#### Supplied data ####

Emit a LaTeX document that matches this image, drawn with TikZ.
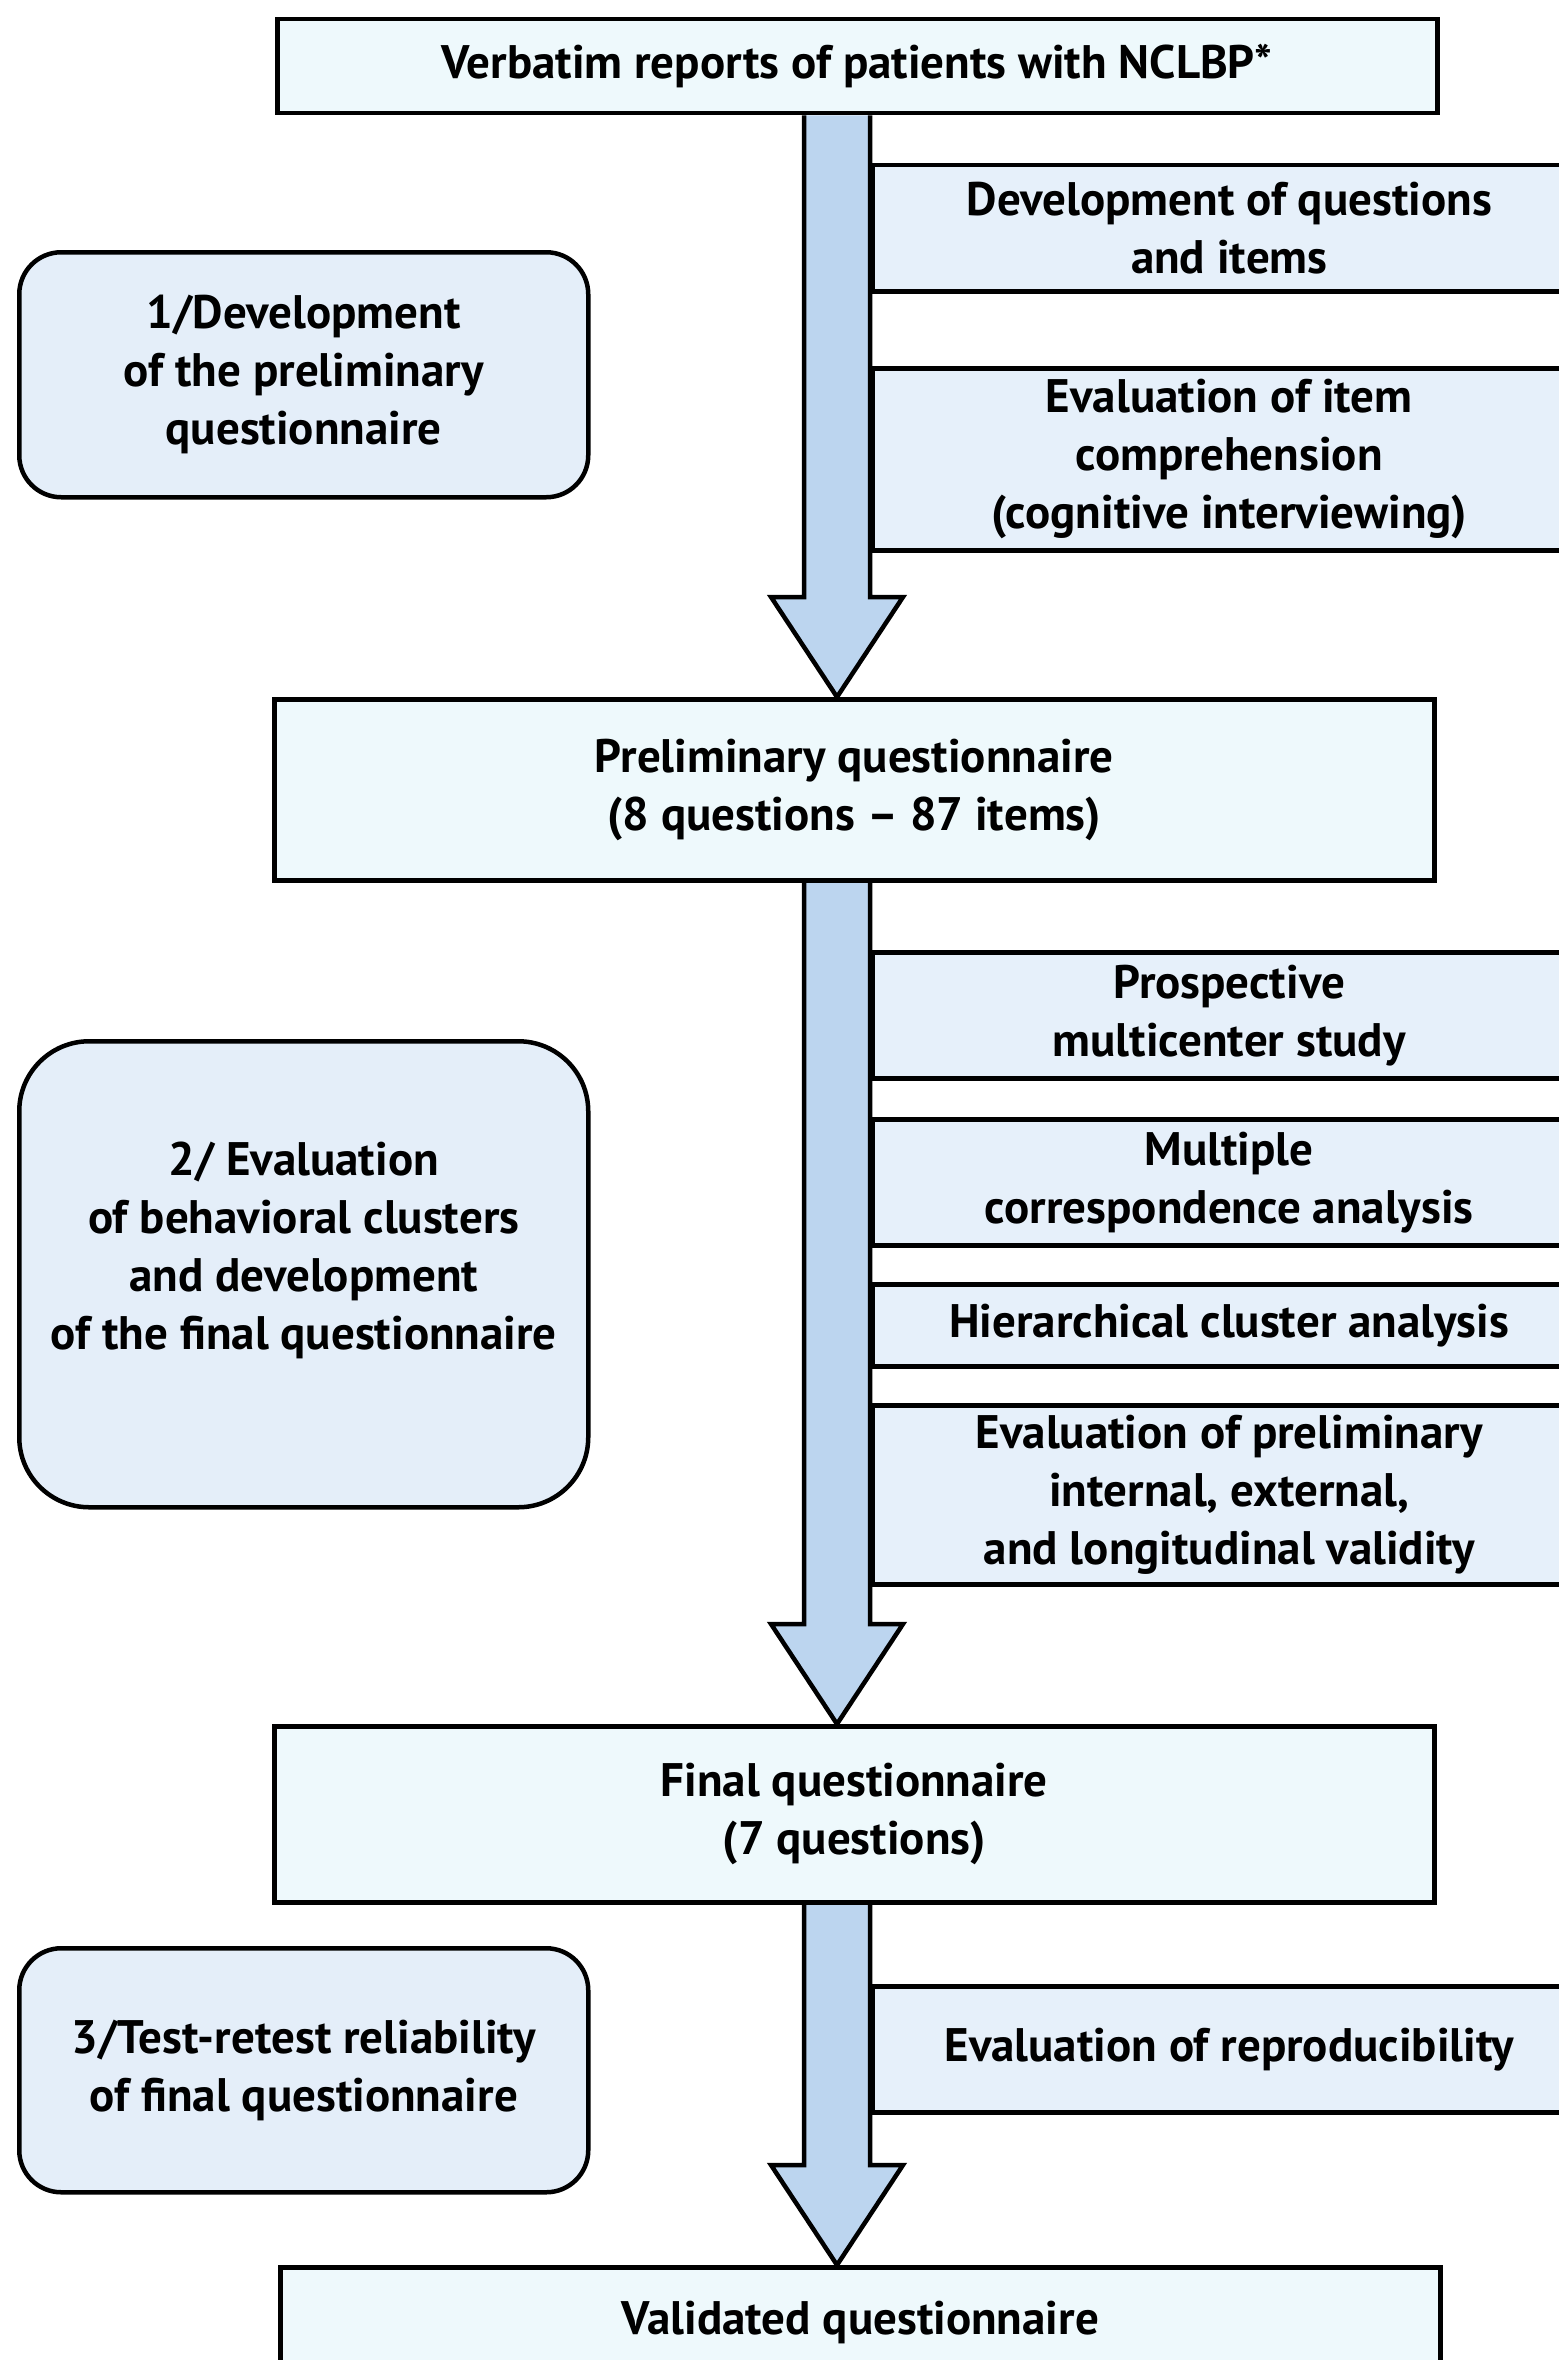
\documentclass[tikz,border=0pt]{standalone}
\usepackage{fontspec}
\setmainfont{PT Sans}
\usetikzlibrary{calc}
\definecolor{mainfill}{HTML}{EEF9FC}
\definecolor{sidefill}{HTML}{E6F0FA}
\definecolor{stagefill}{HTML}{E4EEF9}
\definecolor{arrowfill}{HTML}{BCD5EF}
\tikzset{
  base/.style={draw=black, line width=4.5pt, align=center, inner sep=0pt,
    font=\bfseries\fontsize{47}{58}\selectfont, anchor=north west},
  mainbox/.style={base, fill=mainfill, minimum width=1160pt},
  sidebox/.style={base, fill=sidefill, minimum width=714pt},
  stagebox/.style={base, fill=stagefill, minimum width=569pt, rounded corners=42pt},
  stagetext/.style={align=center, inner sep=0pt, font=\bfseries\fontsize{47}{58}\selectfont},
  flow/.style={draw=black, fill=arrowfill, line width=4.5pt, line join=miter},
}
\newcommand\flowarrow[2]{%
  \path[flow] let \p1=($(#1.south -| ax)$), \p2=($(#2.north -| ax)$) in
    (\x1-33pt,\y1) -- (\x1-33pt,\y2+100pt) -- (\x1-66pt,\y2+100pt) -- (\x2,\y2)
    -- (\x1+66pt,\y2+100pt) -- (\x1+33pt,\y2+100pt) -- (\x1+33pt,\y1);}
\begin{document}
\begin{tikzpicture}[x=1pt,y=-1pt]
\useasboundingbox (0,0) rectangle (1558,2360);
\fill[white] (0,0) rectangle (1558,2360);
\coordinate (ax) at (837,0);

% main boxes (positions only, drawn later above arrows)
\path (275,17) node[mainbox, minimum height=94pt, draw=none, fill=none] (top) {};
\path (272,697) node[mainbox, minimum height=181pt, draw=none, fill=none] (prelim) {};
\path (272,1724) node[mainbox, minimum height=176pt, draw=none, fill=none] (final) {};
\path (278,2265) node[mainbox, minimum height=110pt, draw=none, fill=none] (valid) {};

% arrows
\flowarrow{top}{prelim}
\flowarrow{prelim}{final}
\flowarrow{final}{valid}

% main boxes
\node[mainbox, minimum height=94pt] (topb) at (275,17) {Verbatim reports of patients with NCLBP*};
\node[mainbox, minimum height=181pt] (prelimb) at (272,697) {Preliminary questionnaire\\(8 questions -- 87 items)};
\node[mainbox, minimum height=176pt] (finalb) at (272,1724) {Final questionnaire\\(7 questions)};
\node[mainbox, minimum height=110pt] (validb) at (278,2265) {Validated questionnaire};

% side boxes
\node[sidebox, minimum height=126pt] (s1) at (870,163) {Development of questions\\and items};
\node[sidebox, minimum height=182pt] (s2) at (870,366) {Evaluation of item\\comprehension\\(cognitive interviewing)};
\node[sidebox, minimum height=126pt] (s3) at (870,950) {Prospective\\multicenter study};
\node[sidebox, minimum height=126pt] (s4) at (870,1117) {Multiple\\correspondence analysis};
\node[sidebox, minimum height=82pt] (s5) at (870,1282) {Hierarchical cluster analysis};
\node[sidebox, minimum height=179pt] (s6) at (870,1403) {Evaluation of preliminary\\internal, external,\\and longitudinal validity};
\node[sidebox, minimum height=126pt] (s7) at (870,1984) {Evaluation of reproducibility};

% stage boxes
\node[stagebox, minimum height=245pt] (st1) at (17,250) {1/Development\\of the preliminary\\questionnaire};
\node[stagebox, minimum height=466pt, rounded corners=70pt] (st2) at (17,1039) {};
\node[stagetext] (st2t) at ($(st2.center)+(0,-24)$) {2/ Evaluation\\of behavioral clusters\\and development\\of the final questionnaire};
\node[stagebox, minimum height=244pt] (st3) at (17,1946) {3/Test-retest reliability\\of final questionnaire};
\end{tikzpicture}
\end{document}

####

Task details —
Repeat the material above word for word, please, apart from its images.

Task solution —
Emit a LaTeX document that matches this image, drawn with TikZ.
\documentclass[tikz,border=0pt]{standalone}
\usepackage{fontspec}
\setmainfont{PT Sans}
\usetikzlibrary{calc}
\definecolor{mainfill}{HTML}{EEF9FC}
\definecolor{sidefill}{HTML}{E6F0FA}
\definecolor{stagefill}{HTML}{E4EEF9}
\definecolor{arrowfill}{HTML}{BCD5EF}
\tikzset{
  base/.style={draw=black, line width=4.5pt, align=center, inner sep=0pt,
    font=\bfseries\fontsize{47}{58}\selectfont, anchor=north west},
  mainbox/.style={base, fill=mainfill, minimum width=1160pt},
  sidebox/.style={base, fill=sidefill, minimum width=714pt},
  stagebox/.style={base, fill=stagefill, minimum width=569pt, rounded corners=42pt},
  stagetext/.style={align=center, inner sep=0pt, font=\bfseries\fontsize{47}{58}\selectfont},
  flow/.style={draw=black, fill=arrowfill, line width=4.5pt, line join=miter},
}
\newcommand\flowarrow[2]{%
  \path[flow] let \p1=($(#1.south -| ax)$), \p2=($(#2.north -| ax)$) in
    (\x1-33pt,\y1) -- (\x1-33pt,\y2+100pt) -- (\x1-66pt,\y2+100pt) -- (\x2,\y2)
    -- (\x1+66pt,\y2+100pt) -- (\x1+33pt,\y2+100pt) -- (\x1+33pt,\y1);}
\begin{document}
\begin{tikzpicture}[x=1pt,y=-1pt]
\useasboundingbox (0,0) rectangle (1558,2360);
\fill[white] (0,0) rectangle (1558,2360);
\coordinate (ax) at (837,0);

% main boxes (positions only, drawn later above arrows)
\path (275,17) node[mainbox, minimum height=94pt, draw=none, fill=none] (top) {};
\path (272,697) node[mainbox, minimum height=181pt, draw=none, fill=none] (prelim) {};
\path (272,1724) node[mainbox, minimum height=176pt, draw=none, fill=none] (final) {};
\path (278,2265) node[mainbox, minimum height=110pt, draw=none, fill=none] (valid) {};

% arrows
\flowarrow{top}{prelim}
\flowarrow{prelim}{final}
\flowarrow{final}{valid}

% main boxes
\node[mainbox, minimum height=94pt] (topb) at (275,17) {Verbatim reports of patients with NCLBP*};
\node[mainbox, minimum height=181pt] (prelimb) at (272,697) {Preliminary questionnaire\\(8 questions -- 87 items)};
\node[mainbox, minimum height=176pt] (finalb) at (272,1724) {Final questionnaire\\(7 questions)};
\node[mainbox, minimum height=110pt] (validb) at (278,2265) {Validated questionnaire};

% side boxes
\node[sidebox, minimum height=126pt] (s1) at (870,163) {Development of questions\\and items};
\node[sidebox, minimum height=182pt] (s2) at (870,366) {Evaluation of item\\comprehension\\(cognitive interviewing)};
\node[sidebox, minimum height=126pt] (s3) at (870,950) {Prospective\\multicenter study};
\node[sidebox, minimum height=126pt] (s4) at (870,1117) {Multiple\\correspondence analysis};
\node[sidebox, minimum height=82pt] (s5) at (870,1282) {Hierarchical cluster analysis};
\node[sidebox, minimum height=179pt] (s6) at (870,1403) {Evaluation of preliminary\\internal, external,\\and longitudinal validity};
\node[sidebox, minimum height=126pt] (s7) at (870,1984) {Evaluation of reproducibility};

% stage boxes
\node[stagebox, minimum height=245pt] (st1) at (17,250) {1/Development\\of the preliminary\\questionnaire};
\node[stagebox, minimum height=466pt, rounded corners=70pt] (st2) at (17,1039) {};
\node[stagetext] (st2t) at ($(st2.center)+(0,-24)$) {2/ Evaluation\\of behavioral clusters\\and development\\of the final questionnaire};
\node[stagebox, minimum height=244pt] (st3) at (17,1946) {3/Test-retest reliability\\of final questionnaire};
\end{tikzpicture}
\end{document}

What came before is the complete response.